## Goal
Repeat the lines below exactly as written, please, from the line with "What React, TypeScript" to the line with "import * as", both lines included, and no others.
---------- Material to process ----------
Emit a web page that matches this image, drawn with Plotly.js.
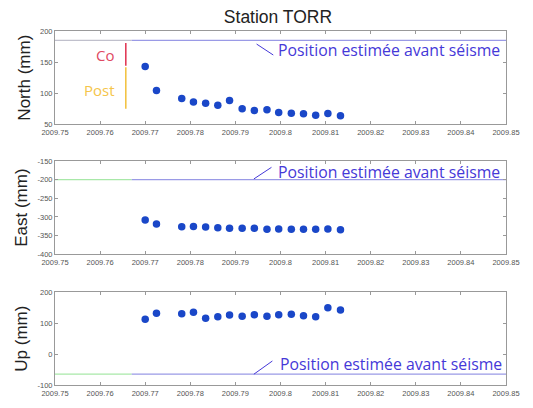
----------
---------- Material to process ----------
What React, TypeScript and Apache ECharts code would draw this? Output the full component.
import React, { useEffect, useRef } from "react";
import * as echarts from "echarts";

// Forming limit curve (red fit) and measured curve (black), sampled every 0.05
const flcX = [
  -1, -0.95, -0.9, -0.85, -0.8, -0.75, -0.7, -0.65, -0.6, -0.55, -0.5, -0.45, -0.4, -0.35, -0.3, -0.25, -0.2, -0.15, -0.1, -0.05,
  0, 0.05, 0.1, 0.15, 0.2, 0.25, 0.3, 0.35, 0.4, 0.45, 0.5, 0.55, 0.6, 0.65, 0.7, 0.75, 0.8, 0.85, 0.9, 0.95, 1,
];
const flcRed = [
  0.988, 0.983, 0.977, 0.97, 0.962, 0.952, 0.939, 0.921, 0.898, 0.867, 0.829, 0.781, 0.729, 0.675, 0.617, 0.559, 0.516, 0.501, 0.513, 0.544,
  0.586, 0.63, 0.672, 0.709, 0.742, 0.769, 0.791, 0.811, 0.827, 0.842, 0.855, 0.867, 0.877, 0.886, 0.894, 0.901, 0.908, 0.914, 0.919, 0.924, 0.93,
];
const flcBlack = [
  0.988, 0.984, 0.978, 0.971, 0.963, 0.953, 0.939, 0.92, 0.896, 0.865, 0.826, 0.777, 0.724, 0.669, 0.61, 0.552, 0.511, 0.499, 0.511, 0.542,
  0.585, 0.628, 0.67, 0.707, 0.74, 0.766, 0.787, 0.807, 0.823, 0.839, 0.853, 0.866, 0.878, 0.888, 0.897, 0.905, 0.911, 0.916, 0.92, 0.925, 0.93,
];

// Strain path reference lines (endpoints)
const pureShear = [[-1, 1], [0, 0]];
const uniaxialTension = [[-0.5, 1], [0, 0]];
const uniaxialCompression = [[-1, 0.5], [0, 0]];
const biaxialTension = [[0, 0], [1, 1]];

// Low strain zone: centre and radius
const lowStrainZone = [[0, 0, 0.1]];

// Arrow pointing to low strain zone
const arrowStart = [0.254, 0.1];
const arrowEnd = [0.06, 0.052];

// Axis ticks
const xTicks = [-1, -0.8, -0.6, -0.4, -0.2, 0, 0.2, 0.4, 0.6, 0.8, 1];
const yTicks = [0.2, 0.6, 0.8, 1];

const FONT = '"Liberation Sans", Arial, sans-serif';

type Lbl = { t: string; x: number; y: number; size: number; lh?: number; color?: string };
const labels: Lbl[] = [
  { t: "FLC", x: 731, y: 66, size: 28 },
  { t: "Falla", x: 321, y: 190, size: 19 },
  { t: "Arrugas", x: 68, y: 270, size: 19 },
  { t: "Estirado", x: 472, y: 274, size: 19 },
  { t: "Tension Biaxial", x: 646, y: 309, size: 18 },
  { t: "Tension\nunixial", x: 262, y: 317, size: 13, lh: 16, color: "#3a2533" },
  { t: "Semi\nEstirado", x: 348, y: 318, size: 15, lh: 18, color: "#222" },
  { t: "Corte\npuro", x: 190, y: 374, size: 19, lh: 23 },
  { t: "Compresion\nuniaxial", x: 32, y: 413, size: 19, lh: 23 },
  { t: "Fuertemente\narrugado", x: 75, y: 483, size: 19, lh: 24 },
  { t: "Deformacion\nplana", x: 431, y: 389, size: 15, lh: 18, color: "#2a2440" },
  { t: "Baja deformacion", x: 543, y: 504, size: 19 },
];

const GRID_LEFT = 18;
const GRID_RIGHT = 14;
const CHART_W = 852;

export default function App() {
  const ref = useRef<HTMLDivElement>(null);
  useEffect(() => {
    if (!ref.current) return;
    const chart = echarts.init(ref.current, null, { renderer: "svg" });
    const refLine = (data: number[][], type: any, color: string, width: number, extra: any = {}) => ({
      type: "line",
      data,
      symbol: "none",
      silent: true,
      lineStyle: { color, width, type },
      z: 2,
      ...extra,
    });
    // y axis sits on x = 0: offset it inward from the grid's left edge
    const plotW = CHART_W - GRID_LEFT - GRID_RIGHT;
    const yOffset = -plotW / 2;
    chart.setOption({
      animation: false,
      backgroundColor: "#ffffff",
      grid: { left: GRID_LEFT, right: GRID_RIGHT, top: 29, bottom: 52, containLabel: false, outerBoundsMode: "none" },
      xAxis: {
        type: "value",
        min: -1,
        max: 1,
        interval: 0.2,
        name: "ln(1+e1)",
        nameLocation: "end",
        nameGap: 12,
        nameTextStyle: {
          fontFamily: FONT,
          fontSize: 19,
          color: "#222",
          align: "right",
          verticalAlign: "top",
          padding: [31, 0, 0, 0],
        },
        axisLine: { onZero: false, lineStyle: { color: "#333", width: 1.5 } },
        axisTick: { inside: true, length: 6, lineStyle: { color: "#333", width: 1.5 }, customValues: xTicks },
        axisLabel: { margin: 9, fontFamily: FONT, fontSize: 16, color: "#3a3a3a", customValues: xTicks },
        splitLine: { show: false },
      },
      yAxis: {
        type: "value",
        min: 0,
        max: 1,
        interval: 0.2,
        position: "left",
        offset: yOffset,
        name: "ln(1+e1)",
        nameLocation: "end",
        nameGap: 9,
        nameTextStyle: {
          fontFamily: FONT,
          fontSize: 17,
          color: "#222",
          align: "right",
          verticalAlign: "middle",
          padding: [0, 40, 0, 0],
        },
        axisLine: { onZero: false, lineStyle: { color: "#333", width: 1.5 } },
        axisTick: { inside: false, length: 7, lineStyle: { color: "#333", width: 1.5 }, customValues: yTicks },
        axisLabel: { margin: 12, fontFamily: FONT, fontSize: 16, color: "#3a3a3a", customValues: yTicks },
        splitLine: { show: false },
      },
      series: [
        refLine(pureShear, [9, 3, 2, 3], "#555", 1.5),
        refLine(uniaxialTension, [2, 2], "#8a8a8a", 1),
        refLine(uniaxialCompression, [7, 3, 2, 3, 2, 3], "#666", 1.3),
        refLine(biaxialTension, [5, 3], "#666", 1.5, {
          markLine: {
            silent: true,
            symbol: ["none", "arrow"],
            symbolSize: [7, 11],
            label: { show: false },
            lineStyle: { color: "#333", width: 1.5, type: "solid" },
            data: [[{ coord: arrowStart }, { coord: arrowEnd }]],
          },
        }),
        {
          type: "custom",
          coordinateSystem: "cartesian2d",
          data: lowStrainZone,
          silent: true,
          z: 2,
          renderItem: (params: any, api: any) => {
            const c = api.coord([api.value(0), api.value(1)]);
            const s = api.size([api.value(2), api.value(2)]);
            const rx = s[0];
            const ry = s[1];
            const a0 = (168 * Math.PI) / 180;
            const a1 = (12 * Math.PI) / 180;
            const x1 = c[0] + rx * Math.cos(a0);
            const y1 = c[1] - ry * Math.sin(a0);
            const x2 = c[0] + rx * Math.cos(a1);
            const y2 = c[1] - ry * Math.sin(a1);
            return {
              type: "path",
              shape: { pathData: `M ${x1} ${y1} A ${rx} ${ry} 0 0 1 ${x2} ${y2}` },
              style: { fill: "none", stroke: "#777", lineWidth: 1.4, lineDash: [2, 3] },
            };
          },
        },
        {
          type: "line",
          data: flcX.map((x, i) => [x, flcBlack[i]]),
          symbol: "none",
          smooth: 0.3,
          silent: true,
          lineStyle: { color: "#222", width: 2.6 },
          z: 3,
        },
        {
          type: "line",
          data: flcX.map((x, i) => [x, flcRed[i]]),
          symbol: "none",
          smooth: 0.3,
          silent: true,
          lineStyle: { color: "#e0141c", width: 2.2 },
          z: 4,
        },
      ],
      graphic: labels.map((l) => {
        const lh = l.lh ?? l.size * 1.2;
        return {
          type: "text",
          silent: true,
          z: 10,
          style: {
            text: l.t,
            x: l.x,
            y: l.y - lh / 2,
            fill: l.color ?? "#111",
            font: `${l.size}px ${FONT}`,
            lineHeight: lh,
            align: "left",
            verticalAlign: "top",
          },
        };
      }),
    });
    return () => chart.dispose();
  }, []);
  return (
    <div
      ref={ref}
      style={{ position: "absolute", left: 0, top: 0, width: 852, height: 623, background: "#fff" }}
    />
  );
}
----------
## Response to this exercise
What React, TypeScript and Apache ECharts code would draw this? Output the full component.
import React, { useEffect, useRef } from "react";
import * as echarts from "echarts";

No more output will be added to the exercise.